In celebration of Labor Day on May 1, the Associated Labor Unions (ALU)-Associated Philippine Seafarers Union (APSU) Youth called on national leaders to protect young workers who have been severely affected by the COVID-19 pandemic.
Young workers aged 15-34 made up 45% of the Philippines’ labor force in 2019. They are employed in wholesale and retail trade, accommodation and food service activities, construction, and transportation and storage. These are sectors hardest hit by the pandemic.
One out of six young people in the world has stopped working since the start of the COVID-19 crisis according to the International Labour Organization in May 2020. In April 2020, the Philippines reached its highest unemployment rate of 17.7%, of which 60% were young workers.
ALU Southern Mindanao Region Education and Information Officer, Melba Tampakan said “young workers are the first to experience job insecurity, income reduction or loss, and precarious work arrangements. The pandemic also disrupted education and training.”
ALU National Education and Information Officer Geraldine Grace Hoggang added that these impacts on young workers also affected their mental well-being.
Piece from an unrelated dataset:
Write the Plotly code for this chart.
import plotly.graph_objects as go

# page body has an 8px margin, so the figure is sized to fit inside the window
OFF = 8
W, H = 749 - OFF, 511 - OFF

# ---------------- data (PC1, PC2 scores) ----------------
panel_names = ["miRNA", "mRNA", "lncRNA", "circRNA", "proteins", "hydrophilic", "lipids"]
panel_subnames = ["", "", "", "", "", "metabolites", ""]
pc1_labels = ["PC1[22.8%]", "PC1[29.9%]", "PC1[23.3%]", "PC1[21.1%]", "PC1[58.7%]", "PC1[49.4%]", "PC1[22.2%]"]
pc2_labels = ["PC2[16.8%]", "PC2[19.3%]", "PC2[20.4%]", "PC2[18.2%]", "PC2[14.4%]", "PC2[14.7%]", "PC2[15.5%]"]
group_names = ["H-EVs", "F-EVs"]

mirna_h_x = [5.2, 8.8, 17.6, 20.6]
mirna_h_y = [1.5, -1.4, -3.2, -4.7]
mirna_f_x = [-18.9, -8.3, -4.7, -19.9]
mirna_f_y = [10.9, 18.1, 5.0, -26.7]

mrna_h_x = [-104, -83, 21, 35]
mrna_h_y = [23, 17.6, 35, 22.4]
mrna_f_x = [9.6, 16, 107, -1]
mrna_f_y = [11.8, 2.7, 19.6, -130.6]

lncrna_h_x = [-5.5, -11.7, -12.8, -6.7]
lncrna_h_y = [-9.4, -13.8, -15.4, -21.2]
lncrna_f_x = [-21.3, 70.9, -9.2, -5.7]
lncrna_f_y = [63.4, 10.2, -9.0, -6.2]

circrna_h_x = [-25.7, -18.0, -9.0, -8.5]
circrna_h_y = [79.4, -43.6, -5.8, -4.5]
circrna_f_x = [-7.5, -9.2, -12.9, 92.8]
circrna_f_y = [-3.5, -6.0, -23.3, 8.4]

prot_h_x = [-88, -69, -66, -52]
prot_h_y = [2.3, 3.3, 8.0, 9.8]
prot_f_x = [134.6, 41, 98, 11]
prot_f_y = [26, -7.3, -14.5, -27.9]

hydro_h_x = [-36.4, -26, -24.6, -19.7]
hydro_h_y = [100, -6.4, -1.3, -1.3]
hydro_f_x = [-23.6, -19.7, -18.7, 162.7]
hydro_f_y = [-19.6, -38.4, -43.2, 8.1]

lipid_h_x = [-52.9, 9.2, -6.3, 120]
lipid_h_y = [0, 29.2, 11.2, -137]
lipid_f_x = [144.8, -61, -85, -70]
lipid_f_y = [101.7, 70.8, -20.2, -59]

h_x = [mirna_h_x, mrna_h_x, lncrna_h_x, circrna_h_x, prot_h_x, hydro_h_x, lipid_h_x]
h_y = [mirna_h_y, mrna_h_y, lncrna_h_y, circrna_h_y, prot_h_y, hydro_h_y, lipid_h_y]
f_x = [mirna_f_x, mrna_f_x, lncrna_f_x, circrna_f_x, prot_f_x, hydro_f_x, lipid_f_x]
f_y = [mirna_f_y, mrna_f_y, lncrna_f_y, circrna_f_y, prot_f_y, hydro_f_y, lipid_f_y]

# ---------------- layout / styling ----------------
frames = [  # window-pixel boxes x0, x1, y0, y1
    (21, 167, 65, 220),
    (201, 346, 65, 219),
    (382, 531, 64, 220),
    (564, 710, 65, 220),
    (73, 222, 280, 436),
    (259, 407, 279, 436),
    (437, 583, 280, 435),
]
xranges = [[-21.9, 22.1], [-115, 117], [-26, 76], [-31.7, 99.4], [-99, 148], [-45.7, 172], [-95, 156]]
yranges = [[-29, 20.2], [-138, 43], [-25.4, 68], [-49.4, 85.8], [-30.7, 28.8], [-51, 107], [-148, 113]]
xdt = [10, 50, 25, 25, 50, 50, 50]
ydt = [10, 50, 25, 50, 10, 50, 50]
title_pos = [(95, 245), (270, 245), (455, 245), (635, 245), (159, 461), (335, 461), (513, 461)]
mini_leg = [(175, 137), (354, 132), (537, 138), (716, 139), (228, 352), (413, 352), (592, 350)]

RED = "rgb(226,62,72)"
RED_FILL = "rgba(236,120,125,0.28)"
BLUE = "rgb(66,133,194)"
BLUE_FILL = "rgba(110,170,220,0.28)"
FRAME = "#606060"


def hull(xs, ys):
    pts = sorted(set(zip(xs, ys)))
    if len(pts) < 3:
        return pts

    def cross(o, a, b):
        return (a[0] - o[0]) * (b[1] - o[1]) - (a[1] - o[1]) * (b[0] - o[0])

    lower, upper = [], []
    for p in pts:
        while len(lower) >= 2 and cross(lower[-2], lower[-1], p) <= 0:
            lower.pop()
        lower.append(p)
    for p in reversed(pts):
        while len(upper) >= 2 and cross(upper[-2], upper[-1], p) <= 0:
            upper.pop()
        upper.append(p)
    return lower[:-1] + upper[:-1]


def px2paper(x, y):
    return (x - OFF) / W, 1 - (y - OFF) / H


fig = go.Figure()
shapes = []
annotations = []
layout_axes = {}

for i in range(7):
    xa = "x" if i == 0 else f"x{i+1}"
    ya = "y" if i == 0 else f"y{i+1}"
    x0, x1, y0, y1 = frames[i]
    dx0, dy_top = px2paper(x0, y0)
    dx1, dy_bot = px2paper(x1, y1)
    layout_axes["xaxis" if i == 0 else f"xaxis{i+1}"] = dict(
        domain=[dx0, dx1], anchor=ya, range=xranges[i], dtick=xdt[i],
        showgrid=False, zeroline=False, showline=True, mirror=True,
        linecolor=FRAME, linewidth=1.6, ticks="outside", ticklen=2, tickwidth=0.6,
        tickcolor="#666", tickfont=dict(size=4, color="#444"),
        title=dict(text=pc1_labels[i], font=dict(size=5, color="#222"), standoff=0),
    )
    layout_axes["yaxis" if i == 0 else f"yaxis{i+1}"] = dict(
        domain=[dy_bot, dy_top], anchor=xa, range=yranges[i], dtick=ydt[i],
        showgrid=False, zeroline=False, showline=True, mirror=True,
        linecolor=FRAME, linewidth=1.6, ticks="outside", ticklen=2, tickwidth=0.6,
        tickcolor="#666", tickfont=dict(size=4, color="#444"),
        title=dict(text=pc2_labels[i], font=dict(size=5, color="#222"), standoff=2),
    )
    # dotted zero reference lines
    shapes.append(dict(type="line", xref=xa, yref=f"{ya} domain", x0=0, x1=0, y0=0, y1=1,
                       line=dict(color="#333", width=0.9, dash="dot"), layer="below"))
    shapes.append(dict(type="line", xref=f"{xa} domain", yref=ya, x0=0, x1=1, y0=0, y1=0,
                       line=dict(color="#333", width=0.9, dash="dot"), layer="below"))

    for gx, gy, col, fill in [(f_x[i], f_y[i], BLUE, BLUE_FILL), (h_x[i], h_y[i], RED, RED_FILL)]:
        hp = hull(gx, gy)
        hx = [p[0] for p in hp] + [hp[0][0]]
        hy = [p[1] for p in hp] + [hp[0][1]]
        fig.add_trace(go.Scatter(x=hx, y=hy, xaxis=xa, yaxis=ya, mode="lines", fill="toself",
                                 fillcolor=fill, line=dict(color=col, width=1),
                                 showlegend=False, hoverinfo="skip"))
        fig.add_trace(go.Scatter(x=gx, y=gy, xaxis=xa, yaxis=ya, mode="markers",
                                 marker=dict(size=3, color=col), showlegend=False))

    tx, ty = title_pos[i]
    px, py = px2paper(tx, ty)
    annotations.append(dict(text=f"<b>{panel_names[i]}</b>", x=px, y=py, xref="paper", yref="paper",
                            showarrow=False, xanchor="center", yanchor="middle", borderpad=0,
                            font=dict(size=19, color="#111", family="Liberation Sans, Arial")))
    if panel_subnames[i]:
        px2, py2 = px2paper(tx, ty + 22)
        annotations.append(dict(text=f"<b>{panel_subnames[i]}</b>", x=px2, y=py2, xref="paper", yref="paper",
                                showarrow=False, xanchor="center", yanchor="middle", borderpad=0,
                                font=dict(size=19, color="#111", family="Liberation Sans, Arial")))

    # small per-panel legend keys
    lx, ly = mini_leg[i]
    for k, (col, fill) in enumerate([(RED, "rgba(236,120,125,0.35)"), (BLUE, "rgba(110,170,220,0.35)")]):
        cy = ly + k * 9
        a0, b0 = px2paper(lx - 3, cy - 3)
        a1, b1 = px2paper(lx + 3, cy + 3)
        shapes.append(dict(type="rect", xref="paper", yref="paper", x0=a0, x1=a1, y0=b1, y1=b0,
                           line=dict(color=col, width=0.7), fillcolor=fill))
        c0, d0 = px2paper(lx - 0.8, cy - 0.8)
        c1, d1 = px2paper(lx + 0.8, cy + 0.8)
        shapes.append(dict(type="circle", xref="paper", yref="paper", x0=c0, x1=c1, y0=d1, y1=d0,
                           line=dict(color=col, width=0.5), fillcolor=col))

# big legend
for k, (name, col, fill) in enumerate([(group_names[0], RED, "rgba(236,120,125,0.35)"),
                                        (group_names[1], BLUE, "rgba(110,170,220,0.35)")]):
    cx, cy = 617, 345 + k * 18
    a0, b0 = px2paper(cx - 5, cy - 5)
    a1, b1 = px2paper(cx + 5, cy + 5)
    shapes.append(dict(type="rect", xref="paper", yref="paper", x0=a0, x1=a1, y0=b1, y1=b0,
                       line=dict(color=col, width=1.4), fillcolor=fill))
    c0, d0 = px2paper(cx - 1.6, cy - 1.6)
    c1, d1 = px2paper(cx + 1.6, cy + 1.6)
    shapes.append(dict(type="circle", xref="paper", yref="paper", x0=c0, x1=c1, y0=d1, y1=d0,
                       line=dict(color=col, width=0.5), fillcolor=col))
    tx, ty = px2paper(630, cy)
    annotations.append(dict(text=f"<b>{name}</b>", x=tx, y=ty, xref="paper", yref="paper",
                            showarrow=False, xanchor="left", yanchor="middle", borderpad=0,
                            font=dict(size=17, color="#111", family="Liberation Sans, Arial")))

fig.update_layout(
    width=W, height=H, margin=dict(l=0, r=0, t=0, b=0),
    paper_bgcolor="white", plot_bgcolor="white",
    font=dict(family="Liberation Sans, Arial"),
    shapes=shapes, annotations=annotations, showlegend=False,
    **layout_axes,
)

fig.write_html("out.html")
“The fear of contracting the virus, work-life imbalance caused by new work arrangements, and economic losses have caused stress and anxiety among young workers, affecting their mental well-being. Young workers are also more vulnerable to violence and harassment,” Hoggang said.
The young workers five-point call were for the government to:
1. Preserve employment and create new jobs especially those that respond to the public health crisis; ensure just transition to a green economy; and expand opportunities in science and technology, engineering, math, and other fields that address the impacts of Industry 4.0.
2. Enforce labor standards especially on wages and wage-related benefits, safety and health, social protection, and uphold rights to organize and collective bargaining to protect workers, especially young workers against exploitation, unsafe work conditions, unfair labor practices, and red-tagging.
3. Effectively prevent, detect, isolate, treat, and control COVID-19 infections; and address the challenges in the country’s medical and health systems and infrastructures to save lives and for the economy to recover.
4. Include young workers’ representation in decision-making structures and processes, including in COVID-19 response and recovery planning, monitoring, and evaluation.
5. Promote gender equality and end gender-based violence by ratifying the ILO Convention 190.
Aside from calling on leaders, APSU Industrial Relations Officer Mark Angelo Tolentino also reminded that young workers should also organize into unions which would help them protect their rights.
“We call on employers, managers and government officials to heed and act on these demands for a better normal. More importantly, we call on our fellow young workers to unite and stand up. Join the trade union movement and amplify young workers’ issues and influence change,” Tolentino said.